Instructions to follow:
Restate the lines word for word, from the first line of the records through the line containing "112, 124, 131];". Leave out the pictures and anything after that line.

Records supplied:
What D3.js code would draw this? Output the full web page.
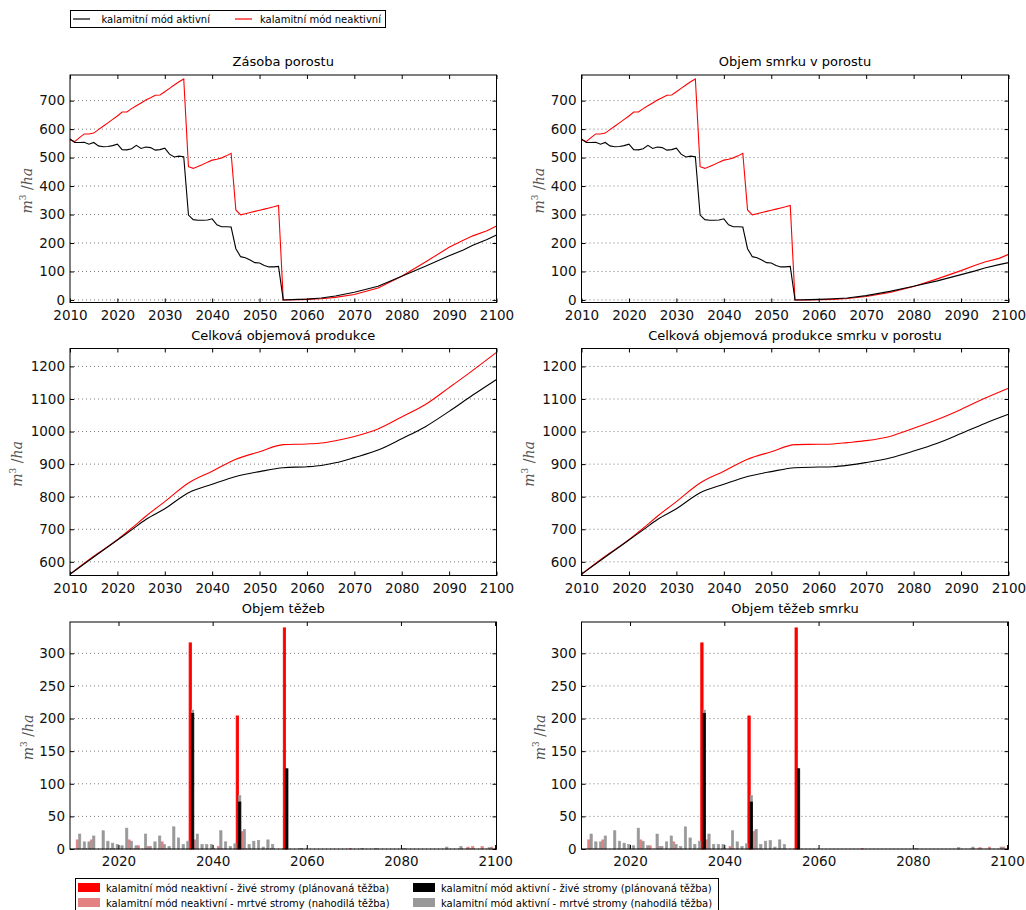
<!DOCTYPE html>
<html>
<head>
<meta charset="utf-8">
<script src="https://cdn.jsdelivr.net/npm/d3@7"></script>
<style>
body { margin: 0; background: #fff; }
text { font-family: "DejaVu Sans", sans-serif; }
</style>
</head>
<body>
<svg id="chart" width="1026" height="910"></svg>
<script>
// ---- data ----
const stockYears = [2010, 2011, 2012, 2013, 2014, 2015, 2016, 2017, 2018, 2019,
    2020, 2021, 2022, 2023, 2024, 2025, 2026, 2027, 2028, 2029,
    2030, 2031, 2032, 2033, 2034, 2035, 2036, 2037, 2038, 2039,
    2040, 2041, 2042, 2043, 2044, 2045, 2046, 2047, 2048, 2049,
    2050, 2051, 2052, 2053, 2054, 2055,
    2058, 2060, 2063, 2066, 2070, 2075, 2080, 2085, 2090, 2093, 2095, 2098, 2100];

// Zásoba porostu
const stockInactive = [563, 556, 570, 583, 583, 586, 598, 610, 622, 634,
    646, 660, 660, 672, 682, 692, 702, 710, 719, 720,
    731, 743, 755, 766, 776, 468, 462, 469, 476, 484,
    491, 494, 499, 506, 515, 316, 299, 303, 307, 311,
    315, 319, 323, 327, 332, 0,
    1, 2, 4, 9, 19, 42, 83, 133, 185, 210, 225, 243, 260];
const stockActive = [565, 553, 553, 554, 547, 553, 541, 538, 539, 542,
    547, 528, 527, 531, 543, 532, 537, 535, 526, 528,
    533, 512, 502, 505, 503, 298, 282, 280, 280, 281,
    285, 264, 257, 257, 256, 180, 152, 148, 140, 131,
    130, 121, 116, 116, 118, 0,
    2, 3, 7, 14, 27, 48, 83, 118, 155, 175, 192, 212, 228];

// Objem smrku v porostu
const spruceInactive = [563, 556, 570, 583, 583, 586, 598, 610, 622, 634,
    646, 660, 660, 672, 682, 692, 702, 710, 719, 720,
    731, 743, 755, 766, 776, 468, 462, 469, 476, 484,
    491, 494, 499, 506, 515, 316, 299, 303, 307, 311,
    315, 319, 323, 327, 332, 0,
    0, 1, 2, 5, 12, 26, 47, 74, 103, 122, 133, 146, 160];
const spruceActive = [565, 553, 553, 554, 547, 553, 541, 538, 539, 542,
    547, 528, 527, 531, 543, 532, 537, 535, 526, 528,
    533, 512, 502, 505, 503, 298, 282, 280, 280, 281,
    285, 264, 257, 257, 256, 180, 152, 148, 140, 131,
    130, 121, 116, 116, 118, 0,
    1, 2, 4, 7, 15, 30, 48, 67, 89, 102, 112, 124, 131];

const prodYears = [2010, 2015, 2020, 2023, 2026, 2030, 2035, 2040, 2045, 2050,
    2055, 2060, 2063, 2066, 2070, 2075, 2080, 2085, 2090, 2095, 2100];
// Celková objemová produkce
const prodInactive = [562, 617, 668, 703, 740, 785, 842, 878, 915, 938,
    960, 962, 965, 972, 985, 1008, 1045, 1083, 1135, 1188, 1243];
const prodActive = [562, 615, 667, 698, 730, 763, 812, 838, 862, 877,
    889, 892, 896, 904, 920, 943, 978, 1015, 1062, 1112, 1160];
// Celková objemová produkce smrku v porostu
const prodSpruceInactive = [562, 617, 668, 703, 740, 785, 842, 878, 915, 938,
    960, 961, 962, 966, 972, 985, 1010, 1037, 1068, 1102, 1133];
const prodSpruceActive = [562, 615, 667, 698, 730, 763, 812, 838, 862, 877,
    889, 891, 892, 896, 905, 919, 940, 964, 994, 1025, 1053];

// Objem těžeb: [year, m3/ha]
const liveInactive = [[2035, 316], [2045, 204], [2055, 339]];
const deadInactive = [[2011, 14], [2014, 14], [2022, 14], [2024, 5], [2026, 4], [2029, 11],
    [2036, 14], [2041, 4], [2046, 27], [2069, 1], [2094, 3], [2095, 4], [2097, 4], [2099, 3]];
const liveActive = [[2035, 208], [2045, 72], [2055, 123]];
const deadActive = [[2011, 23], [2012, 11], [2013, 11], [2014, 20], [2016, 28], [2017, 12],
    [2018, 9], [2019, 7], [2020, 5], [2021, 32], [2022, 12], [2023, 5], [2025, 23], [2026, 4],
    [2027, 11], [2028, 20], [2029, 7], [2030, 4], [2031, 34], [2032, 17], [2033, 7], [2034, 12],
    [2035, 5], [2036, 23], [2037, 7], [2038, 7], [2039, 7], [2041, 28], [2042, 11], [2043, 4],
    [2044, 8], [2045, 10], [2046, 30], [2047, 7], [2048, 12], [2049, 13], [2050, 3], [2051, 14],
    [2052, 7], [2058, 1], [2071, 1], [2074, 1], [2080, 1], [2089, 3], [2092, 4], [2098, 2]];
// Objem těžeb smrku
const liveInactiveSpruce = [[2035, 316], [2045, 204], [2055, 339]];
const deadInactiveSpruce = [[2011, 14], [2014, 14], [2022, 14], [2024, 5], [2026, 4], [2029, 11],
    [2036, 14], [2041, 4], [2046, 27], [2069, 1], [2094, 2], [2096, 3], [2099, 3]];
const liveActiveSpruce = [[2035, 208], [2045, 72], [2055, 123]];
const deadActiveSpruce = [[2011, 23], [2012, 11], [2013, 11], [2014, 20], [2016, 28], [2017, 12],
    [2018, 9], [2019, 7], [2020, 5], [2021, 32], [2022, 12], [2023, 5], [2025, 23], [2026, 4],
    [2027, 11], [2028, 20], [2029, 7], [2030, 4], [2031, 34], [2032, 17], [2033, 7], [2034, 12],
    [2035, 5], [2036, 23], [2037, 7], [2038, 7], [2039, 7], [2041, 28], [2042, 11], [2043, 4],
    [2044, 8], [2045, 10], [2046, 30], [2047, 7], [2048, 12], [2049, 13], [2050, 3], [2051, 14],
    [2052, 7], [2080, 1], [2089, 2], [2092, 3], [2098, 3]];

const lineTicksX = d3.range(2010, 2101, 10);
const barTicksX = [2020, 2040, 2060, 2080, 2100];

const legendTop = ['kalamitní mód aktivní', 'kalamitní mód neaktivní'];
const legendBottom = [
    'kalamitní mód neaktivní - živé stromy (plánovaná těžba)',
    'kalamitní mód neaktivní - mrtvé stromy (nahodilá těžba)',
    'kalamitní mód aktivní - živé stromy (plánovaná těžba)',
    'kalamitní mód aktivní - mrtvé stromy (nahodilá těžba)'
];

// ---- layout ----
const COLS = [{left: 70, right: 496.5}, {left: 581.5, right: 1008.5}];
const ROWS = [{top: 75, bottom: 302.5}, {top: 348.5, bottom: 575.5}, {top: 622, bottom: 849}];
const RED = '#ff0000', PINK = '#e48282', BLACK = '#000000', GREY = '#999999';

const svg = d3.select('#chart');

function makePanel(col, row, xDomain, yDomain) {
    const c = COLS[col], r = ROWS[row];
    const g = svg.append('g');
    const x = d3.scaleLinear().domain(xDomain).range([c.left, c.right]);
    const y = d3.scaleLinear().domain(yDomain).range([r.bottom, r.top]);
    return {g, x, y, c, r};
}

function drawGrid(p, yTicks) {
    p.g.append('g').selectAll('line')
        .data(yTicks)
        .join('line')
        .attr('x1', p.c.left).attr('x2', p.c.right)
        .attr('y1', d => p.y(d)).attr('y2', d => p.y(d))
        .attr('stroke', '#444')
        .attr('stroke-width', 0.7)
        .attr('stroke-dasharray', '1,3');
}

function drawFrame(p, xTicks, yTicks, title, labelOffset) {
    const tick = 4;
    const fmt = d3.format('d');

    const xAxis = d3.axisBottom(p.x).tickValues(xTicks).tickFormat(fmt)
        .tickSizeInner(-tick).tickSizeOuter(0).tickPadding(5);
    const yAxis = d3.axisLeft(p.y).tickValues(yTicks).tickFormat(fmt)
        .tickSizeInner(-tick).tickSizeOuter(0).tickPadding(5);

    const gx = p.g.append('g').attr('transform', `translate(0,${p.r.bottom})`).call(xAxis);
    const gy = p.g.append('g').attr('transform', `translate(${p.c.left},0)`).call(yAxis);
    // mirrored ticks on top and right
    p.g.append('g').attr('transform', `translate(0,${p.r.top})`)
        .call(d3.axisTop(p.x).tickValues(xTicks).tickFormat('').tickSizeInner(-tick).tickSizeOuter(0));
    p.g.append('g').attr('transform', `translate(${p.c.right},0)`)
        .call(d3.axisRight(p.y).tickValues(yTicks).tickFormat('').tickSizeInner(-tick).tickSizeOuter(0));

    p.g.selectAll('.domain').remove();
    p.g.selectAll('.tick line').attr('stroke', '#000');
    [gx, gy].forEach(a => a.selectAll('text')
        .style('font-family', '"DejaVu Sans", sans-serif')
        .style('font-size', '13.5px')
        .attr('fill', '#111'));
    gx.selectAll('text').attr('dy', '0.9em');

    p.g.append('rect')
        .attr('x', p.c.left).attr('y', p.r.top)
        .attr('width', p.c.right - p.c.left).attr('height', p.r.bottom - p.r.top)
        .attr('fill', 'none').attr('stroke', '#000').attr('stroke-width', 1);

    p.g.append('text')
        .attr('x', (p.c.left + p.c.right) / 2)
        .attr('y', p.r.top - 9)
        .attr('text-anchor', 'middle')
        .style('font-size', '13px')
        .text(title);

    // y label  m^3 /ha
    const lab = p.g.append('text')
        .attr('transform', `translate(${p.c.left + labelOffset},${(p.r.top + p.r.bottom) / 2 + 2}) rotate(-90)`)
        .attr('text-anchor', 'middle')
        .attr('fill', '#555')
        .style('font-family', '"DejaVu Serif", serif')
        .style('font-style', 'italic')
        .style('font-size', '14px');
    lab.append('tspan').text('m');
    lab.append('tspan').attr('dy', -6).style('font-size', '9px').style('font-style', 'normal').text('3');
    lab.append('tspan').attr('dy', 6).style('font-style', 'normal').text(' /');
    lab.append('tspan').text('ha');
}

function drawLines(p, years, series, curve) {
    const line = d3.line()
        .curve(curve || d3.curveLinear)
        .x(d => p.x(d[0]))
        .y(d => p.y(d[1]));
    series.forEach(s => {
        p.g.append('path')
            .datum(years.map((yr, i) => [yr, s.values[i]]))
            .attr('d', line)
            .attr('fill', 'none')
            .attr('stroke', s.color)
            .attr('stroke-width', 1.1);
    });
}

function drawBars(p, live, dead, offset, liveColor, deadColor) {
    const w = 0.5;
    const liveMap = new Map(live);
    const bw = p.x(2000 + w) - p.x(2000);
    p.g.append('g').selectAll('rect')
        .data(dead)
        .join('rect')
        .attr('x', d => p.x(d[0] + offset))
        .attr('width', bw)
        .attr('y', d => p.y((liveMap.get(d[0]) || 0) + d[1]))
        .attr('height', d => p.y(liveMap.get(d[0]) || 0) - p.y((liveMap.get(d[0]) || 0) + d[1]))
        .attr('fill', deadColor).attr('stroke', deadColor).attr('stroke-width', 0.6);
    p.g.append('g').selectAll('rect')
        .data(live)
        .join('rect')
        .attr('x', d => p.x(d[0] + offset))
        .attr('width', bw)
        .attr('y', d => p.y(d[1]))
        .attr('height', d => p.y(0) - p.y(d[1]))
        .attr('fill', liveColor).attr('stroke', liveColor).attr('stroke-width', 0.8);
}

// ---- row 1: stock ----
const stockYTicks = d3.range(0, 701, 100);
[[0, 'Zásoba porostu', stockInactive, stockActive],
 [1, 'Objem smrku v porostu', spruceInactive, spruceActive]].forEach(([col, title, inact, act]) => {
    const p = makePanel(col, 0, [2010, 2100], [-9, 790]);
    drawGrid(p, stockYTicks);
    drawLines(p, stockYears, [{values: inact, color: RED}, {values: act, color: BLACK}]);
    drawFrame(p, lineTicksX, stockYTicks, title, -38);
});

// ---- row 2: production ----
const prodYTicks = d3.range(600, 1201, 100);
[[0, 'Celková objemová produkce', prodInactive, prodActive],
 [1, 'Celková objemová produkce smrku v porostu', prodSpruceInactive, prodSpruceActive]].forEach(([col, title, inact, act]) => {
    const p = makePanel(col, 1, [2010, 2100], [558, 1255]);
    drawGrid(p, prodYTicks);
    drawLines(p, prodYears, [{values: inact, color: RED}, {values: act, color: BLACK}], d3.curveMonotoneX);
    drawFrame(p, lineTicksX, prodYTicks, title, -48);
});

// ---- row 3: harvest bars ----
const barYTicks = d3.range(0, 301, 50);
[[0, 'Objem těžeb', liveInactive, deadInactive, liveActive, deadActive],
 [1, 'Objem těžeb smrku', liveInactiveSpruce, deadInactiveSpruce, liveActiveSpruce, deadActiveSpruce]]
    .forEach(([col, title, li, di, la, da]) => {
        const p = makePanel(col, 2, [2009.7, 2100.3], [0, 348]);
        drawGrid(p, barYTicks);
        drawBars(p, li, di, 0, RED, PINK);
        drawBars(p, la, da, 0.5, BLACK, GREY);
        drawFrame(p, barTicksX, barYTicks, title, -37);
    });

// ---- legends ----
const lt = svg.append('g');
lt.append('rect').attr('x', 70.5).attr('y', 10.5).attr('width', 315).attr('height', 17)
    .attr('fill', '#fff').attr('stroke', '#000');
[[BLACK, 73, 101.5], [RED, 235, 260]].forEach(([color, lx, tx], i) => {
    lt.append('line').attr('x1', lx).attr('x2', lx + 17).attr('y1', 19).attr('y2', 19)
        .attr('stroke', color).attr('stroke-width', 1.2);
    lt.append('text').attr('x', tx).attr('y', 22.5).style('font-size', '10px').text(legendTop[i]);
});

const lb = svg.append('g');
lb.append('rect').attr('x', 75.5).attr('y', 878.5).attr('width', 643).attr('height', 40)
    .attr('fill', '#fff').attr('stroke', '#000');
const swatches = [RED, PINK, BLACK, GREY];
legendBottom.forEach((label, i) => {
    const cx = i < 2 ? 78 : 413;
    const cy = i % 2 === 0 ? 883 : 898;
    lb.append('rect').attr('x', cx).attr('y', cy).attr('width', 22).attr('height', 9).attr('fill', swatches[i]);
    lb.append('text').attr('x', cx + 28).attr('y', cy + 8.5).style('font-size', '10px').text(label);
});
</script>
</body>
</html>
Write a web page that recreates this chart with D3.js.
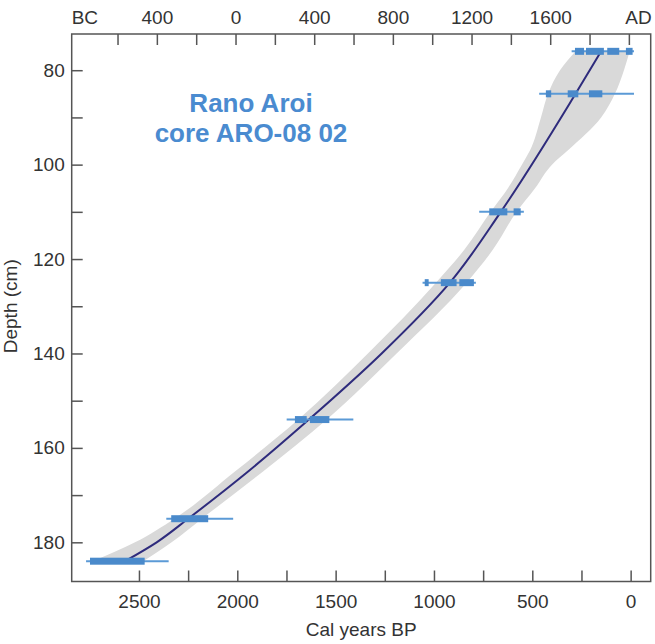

Result:
What D3.js code would draw this? Output the full web page.
<!DOCTYPE html>
<html>
<head>
<meta charset="utf-8">
<script src="https://cdn.jsdelivr.net/npm/d3@7"></script>
<style>
body { margin: 0; background: #fff; }
text { font-family: "DejaVu Sans", sans-serif; }
</style>
</head>
<body>
<svg id="chart" width="1026" height="910"></svg>
<script>
// ---- data ----
const stockYears = [2010, 2011, 2012, 2013, 2014, 2015, 2016, 2017, 2018, 2019,
    2020, 2021, 2022, 2023, 2024, 2025, 2026, 2027, 2028, 2029,
    2030, 2031, 2032, 2033, 2034, 2035, 2036, 2037, 2038, 2039,
    2040, 2041, 2042, 2043, 2044, 2045, 2046, 2047, 2048, 2049,
    2050, 2051, 2052, 2053, 2054, 2055,
    2058, 2060, 2063, 2066, 2070, 2075, 2080, 2085, 2090, 2093, 2095, 2098, 2100];

// Zásoba porostu
const stockInactive = [563, 556, 570, 583, 583, 586, 598, 610, 622, 634,
    646, 660, 660, 672, 682, 692, 702, 710, 719, 720,
    731, 743, 755, 766, 776, 468, 462, 469, 476, 484,
    491, 494, 499, 506, 515, 316, 299, 303, 307, 311,
    315, 319, 323, 327, 332, 0,
    1, 2, 4, 9, 19, 42, 83, 133, 185, 210, 225, 243, 260];
const stockActive = [565, 553, 553, 554, 547, 553, 541, 538, 539, 542,
    547, 528, 527, 531, 543, 532, 537, 535, 526, 528,
    533, 512, 502, 505, 503, 298, 282, 280, 280, 281,
    285, 264, 257, 257, 256, 180, 152, 148, 140, 131,
    130, 121, 116, 116, 118, 0,
    2, 3, 7, 14, 27, 48, 83, 118, 155, 175, 192, 212, 228];

// Objem smrku v porostu
const spruceInactive = [563, 556, 570, 583, 583, 586, 598, 610, 622, 634,
    646, 660, 660, 672, 682, 692, 702, 710, 719, 720,
    731, 743, 755, 766, 776, 468, 462, 469, 476, 484,
    491, 494, 499, 506, 515, 316, 299, 303, 307, 311,
    315, 319, 323, 327, 332, 0,
    0, 1, 2, 5, 12, 26, 47, 74, 103, 122, 133, 146, 160];
const spruceActive = [565, 553, 553, 554, 547, 553, 541, 538, 539, 542,
    547, 528, 527, 531, 543, 532, 537, 535, 526, 528,
    533, 512, 502, 505, 503, 298, 282, 280, 280, 281,
    285, 264, 257, 257, 256, 180, 152, 148, 140, 131,
    130, 121, 116, 116, 118, 0,
    1, 2, 4, 7, 15, 30, 48, 67, 89, 102, 112, 124, 131];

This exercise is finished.